When we first got into this business we used the distortion of background galaxies to set limits on the putative dark matter halos of individual foreground galaxies. 11 But with individual galaxies doing the lensing, the image distortions were painfully small whenever the source and lens were separated by more than a few arcseconds.
In 1981 Arthur Hoag of Lowell Observatory pointed out a peculiar blue arc near a bright galaxy in the cluster Abell 370, captured on a photographic plate. 12 Definitive evidence of more such bright blue arcs was reported five years later. 13 The idea that foreground clusters might lens quasars had been around for some time, but theoretical work on the lensing of background galaxies began in earnest in 1986. 14 A large arc implies that a distant galaxy is located on the sky very close to a point of infinite magnification on a foreground lens. In optics this is called a caustic projection. Soon observers began to find more than one arc associated with a single foreground cluster of galaxies. 15
In effect, this lensing distortion magnifies the background galaxies. A few of them even become bright enough to be studied spectroscopically. Redshift measurements of nine such bright blue arcs, from background galaxies that would be quite faint (25th magnitude) in the absence of gravitational magnification, yielded values of z ranging from 0.5 to 2.2. Unfortunately these caustic projections of background galaxies are rare. The required alignment of source and lens is very restrictive.
If the angle between the center of the lens and the true source position is larger than E, one doesn't get multiple images. But any source of resolvable width will be distorted as well as displaced, because each point of its image is displaced radially outward from the center of the lens. Because the faint blue background galaxies appear nice and fat, despite their great distances, a foreground lens will elongate them into concentric arcs, as shown in figure 2. The great masses associated with rich clusters of galaxies affect background galaxy images over large patches of sky behind them. They distort all the faint background galaxies within several arcminutes of the cluster. Foreground galaxy clusters with redshifts from 0.2 to 0.5 and line-of-sight velocity dispersions exceeding 700 km/sec have mass densities high enough to significantly distort background galaxies that are at least twice as far away. (Note that lensing displacement is proportional to the lever arm DLS.) Lensing preserves the surface brightness (per unit apparent area) and spectrum of the source, so that most arcs have the very faint surface brightness and characteristic blue color of the unlensed background galaxies.

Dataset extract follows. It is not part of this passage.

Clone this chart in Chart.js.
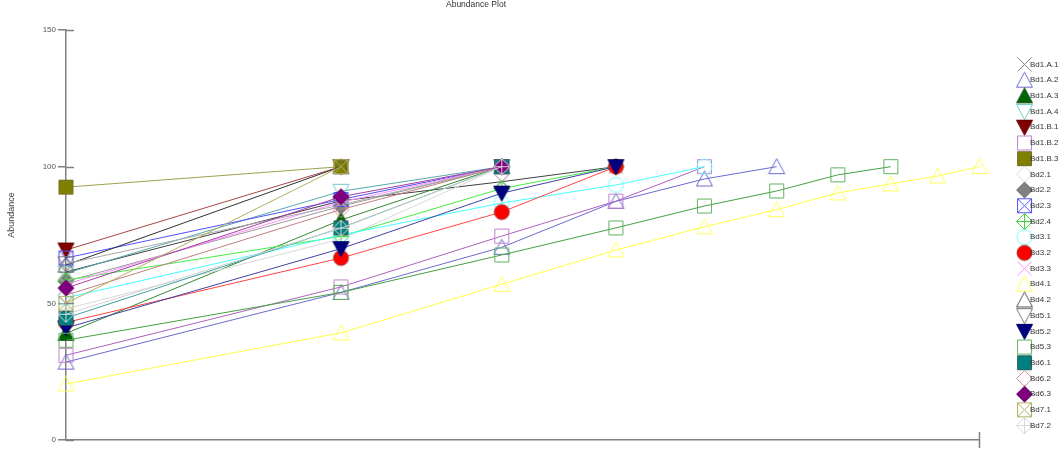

We searched for distorted background images in several rich clusters, employing very sensitive CCD detectors to do deep, multiband imaging at the 4-meter telescope on Cerro Tololo and at the 3.6-meter Canada-France-Hawaii telescope on the island of Hawaii. Centered on several of the more massive galaxy clusters we found dozens of distorted background galaxy images. Their systematic, concentric alignment around the lensing foreground cluster was unambiguous. 16
We select the background galaxy population by its extreme blue color relative to the red cluster galaxies of the foreground. In our deep, three-hour-long CCD exposures at large telescopes we find 30 to 100 background galaxies per square arcminute wherever we look. That's an adequate background population for the task of mapping the dark matter in a foreground cluster anywhere in the sky.
The high-redshift background galaxies falling within the central square arcminute of a foreground compact cluster of galaxies are strongly lensed. Typically they are distorted into faint circular arcs up to 30 arcseconds long. These are not the relatively rare caustic alignments we occasionally find when single galaxies are doing the lensing. Around large foreground clusters every background galaxy appears stretched along a circle centered on the lens. It is the ubiquitous high density of faint background galaxies revealed by our sensitive imaging detectors that provides us with enough statistics to construct an approximate map of the dark matter distributions in the foreground lensing systems.